▸ **WORK TO BE COMPLETED**
Output every entry exactly as written, but omit the pictures.

▸ **STORED RECORDS**
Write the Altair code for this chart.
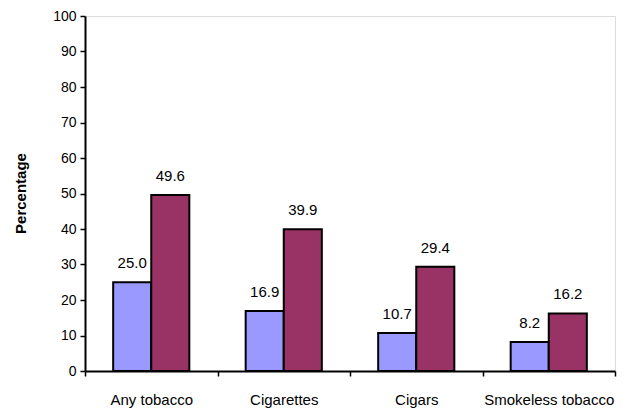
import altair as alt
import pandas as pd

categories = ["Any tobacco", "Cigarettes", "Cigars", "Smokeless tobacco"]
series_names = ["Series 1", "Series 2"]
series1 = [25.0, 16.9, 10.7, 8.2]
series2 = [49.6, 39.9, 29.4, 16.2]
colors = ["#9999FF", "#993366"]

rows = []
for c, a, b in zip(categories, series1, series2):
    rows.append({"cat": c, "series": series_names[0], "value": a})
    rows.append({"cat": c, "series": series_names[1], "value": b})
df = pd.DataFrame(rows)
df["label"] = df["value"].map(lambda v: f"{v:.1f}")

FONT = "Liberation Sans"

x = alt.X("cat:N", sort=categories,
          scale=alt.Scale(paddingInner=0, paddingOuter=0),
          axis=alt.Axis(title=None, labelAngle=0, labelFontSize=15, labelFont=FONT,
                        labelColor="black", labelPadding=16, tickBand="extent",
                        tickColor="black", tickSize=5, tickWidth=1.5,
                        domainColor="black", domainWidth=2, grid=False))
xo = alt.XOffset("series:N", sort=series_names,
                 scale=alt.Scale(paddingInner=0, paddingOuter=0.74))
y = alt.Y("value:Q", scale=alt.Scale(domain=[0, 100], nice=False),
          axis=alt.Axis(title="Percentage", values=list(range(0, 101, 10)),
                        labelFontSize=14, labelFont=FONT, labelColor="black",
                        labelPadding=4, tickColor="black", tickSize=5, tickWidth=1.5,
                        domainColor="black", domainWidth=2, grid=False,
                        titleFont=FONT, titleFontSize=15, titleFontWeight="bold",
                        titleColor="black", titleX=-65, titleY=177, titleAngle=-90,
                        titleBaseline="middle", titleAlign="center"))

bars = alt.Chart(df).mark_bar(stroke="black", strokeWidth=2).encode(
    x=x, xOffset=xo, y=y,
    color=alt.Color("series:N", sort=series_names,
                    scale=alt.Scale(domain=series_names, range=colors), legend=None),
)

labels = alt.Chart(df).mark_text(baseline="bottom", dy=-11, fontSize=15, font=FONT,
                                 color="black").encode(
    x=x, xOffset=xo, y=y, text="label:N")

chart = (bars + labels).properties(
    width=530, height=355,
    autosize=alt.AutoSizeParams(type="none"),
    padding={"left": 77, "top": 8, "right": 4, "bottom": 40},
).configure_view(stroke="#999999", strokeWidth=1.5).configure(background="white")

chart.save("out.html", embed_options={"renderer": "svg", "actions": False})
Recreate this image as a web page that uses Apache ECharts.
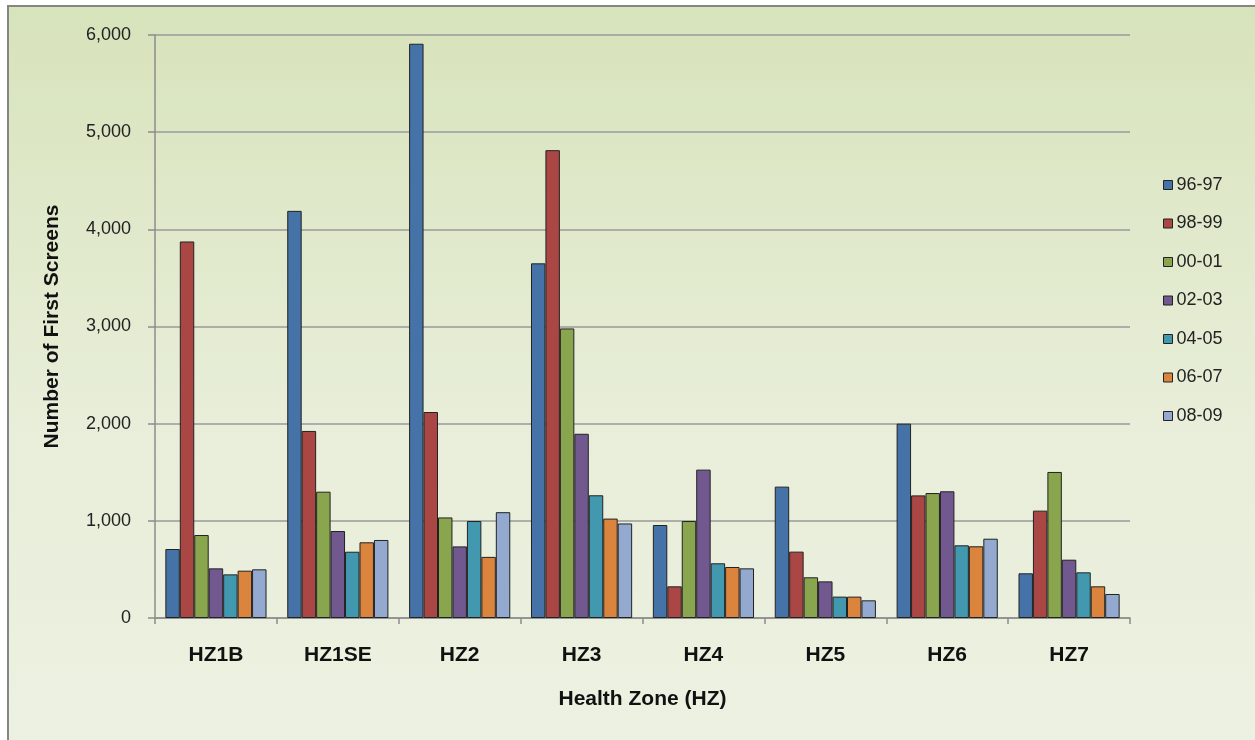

▸ **SOLUTION TO THIS TASK**
Write the Altair code for this chart.
import altair as alt
import pandas as pd

categories = ["Any tobacco", "Cigarettes", "Cigars", "Smokeless tobacco"]
series_names = ["Series 1", "Series 2"]
series1 = [25.0, 16.9, 10.7, 8.2]
series2 = [49.6, 39.9, 29.4, 16.2]
colors = ["#9999FF", "#993366"]

rows = []
for c, a, b in zip(categories, series1, series2):
    rows.append({"cat": c, "series": series_names[0], "value": a})
    rows.append({"cat": c, "series": series_names[1], "value": b})
df = pd.DataFrame(rows)
df["label"] = df["value"].map(lambda v: f"{v:.1f}")

FONT = "Liberation Sans"

x = alt.X("cat:N", sort=categories,
          scale=alt.Scale(paddingInner=0, paddingOuter=0),
          axis=alt.Axis(title=None, labelAngle=0, labelFontSize=15, labelFont=FONT,
                        labelColor="black", labelPadding=16, tickBand="extent",
                        tickColor="black", tickSize=5, tickWidth=1.5,
                        domainColor="black", domainWidth=2, grid=False))
xo = alt.XOffset("series:N", sort=series_names,
                 scale=alt.Scale(paddingInner=0, paddingOuter=0.74))
y = alt.Y("value:Q", scale=alt.Scale(domain=[0, 100], nice=False),
          axis=alt.Axis(title="Percentage", values=list(range(0, 101, 10)),
                        labelFontSize=14, labelFont=FONT, labelColor="black",
                        labelPadding=4, tickColor="black", tickSize=5, tickWidth=1.5,
                        domainColor="black", domainWidth=2, grid=False,
                        titleFont=FONT, titleFontSize=15, titleFontWeight="bold",
                        titleColor="black", titleX=-65, titleY=177, titleAngle=-90,
                        titleBaseline="middle", titleAlign="center"))

bars = alt.Chart(df).mark_bar(stroke="black", strokeWidth=2).encode(
    x=x, xOffset=xo, y=y,
    color=alt.Color("series:N", sort=series_names,
                    scale=alt.Scale(domain=series_names, range=colors), legend=None),
)

labels = alt.Chart(df).mark_text(baseline="bottom", dy=-11, fontSize=15, font=FONT,
                                 color="black").encode(
    x=x, xOffset=xo, y=y, text="label:N")

chart = (bars + labels).properties(
    width=530, height=355,
    autosize=alt.AutoSizeParams(type="none"),
    padding={"left": 77, "top": 8, "right": 4, "bottom": 40},
).configure_view(stroke="#999999", strokeWidth=1.5).configure(background="white")

chart.save("out.html", embed_options={"renderer": "svg", "actions": False})
Recreate this image as a web page that uses Apache ECharts.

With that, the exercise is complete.